It’s quite possible that by the time you read this, the GoFundMe effort to help a handful of local residents pay for having their well water tested will be complete.
Wallaceburg Area Wind Concerns, led by Christine Burke, set the funding threshold at $12,000. After just three days, they’d reached the halfway point.
The cash will be utilized to get independent water samples into the hands of RTI Labs out of Michigan, the same firm that did the testing for the Flint, Mich. water crisis.
Folks in North Kent aren’t sold on handing samples over to whomever the provincial government would choose for analyzing their well water. In the past, the Ford government has utilized companies that have worked extensively with the wind farm companies – the very firms many people with sediment-choked wells allege are causing the problems to their well water in the first place.

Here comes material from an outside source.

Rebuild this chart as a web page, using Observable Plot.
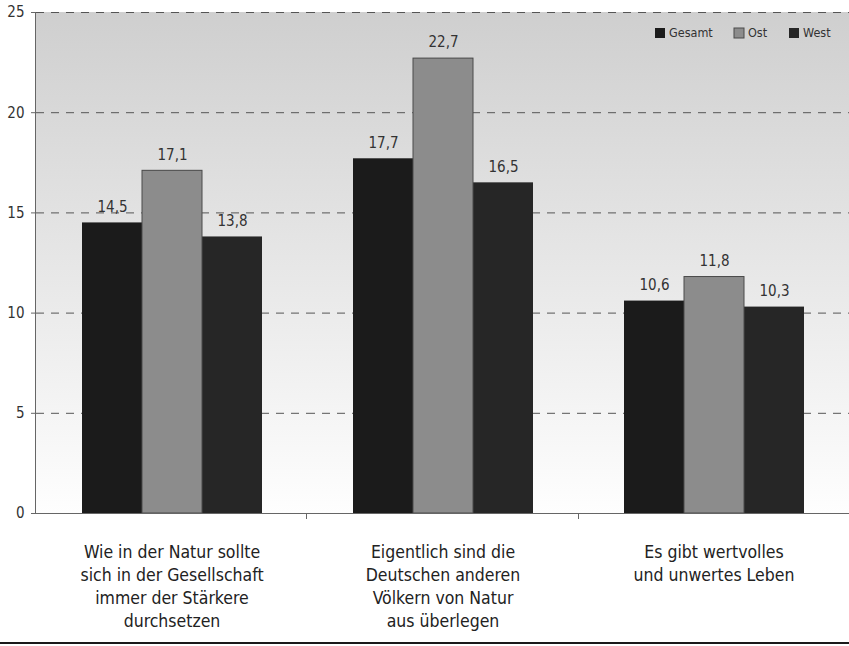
<!DOCTYPE html>
<html><head><meta charset="utf-8">
<script src="https://cdn.jsdelivr.net/npm/d3@7"></script>
<script src="https://cdn.jsdelivr.net/npm/@observablehq/plot@0.6"></script>
<style>body{margin:0;background:#fff} svg{display:block}</style>
</head><body><div id="chart"></div>
<script>
const categories = [
  "Wie in der Natur sollte\nsich in der Gesellschaft\nimmer der Stärkere\ndurchsetzen",
  "Eigentlich sind die\nDeutschen anderen\nVölkern von Natur\naus überlegen",
  "Es gibt wertvolles\nund unwertes Leben"
];
const series = ["Gesamt", "Ost", "West"];
const gesamt = [14.5, 17.7, 10.6];
const ost = [17.1, 22.7, 11.8];
const west = [13.8, 16.5, 10.3];
const yTicks = [0, 5, 10, 15, 20, 25];
const gridTicks = [5, 10, 15, 20, 25];
const colors = ["#1b1b1b", "#8c8c8c", "#262626"];

const data = categories.flatMap((c, i) => [
  {cat: c, s: "Gesamt", v: gesamt[i]},
  {cat: c, s: "Ost", v: ost[i]},
  {cat: c, s: "West", v: west[i]}
]);

const W = 849, H = 646, mL = 35, mR = 0, mT = 12, mB = 133;
const font = "'Liberation Sans Narrow', 'DejaVu Sans Condensed', sans-serif";

const chart = Plot.plot({
  width: W, height: H,
  marginLeft: mL, marginRight: mR, marginTop: mT, marginBottom: mB,
  style: {fontFamily: font, background: "transparent", color: "#333"},
  fx: {domain: categories, paddingInner: 0, paddingOuter: 0, label: null},
  x: {domain: series, paddingInner: 0, paddingOuter: 0.74, axis: null},
  y: {domain: [0, 25], label: null},
  color: {domain: series, range: colors},
  marks: [
    Plot.ruleY(gridTicks, {stroke: "#555", strokeDasharray: "8,7", strokeWidth: 1}),
    Plot.barY(data, {fx: "cat", x: "s", y: "v", fill: "s", inset: 0}),
    Plot.barY(data.filter(d => d.s === "Ost"), {fx: "cat", x: "s", y: "v", fill: "#8c8c8c", stroke: "#4a4a4a", strokeWidth: 1, inset: 0}),
    Plot.ruleY([0], {stroke: "#666", strokeWidth: 1}),
    Plot.text(data, {fx: "cat", x: "s", y: "v", text: d => d.v.toFixed(1).replace(".", ","), dy: -16, fontSize: 15, fill: "#333"}),
    Plot.axisY({ticks: yTicks, tickSize: 5, tickPadding: 7, fontSize: 15, stroke: "#666", label: null}),
    Plot.axisFx({anchor: "bottom", tickSize: 0, tickPadding: 28, fontSize: 17.5, lineHeight: 1.31, label: null, fill: "#222"})
  ]
});

const svg = d3.select(chart);
const y = d3.scaleLinear([0, 25], [H - mB, mT]);
// background gradient
const defs = svg.insert("defs", ":first-child");
const g = defs.append("linearGradient").attr("id", "bg").attr("x1", 0).attr("y1", 0).attr("x2", 0).attr("y2", 1);
g.append("stop").attr("offset", "0%").attr("stop-color", "#cfcfcf");
g.append("stop").attr("offset", "100%").attr("stop-color", "#fefefe");
svg.insert("rect", "defs + *")
  .attr("x", mL).attr("y", y(25)).attr("width", W - mL - mR).attr("height", y(0) - y(25))
  .attr("fill", "url(#bg)");
// left axis line
svg.append("line").attr("x1", mL + 0.5).attr("x2", mL + 0.5).attr("y1", y(25)).attr("y2", y(0) + 0.5).attr("stroke", "#666");
// category boundary ticks
const fx = d3.scaleBand(categories, [mL, W - mR]).paddingInner(0).paddingOuter(0);
categories.slice(1).forEach(c => {
  const xx = Math.round(fx(c)) + 0.5;
  svg.append("line").attr("x1", xx).attr("x2", xx).attr("y1", y(0)).attr("y2", y(0) + 6).attr("stroke", "#666");
});
// bottom rule
svg.append("line").attr("x1", 0).attr("x2", W).attr("y1", H - 3).attr("y2", H - 3).attr("stroke", "#1a1a1a").attr("stroke-width", 2);
// legend
const legX = [655, 734, 789];
const leg = svg.append("g").attr("font-family", font).attr("font-size", 12.5).attr("fill", "#333").attr("text-anchor", "start");
series.forEach((s, i) => {
  leg.append("rect").attr("x", legX[i]).attr("y", 28).attr("width", 10).attr("height", 10)
    .attr("fill", colors[i]).attr("stroke", i === 1 ? "#4a4a4a" : "none");
  leg.append("text").attr("x", legX[i] + 14).attr("y", 33).attr("dy", "0.35em").attr("text-anchor", "start").text(s);
});
document.getElementById("chart").appendChild(chart);
</script>
</body></html>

The funds raised will allow the testing of perhaps eight wells at most.
It’s a starting point, for sure, as the residents have spent thousands of dollars on filtration systems and having water trucked into their properties. These people attest they had perfectly fine wells prior to the wind farms pile driving into the Kettle Point black shale to erect the turbines. They also say the operation of the turbines send vibrations into the black shale, stirring up sediment in the aquifer, and clogging up their wells.
It’s not just the sediment that is concerning, but also the potential presence of heavy metals, including arsenic, cadmium, lead and nickel.
And that is the main worry over health risk. Dr. Keith Benn, who sat on the expert provincial panel that oversaw the all-hazard investigation the province eventually had done in the area, has repeatedly stressed the investigation fell far short of what these people need.
Lambton-Kent-Middlesex MPP Monte McNaughton has stressed that everyone impacted should get their water tested.
But it is all about trust at this point.
The majority of the citizens just don’t trust the government or whomever the government selects to conduct the testing.
But that independent testing won’t come cheap. However, at least the participants will be confident the testing will be done with impartiality.
By spring, property owners hope to begin to see some answers.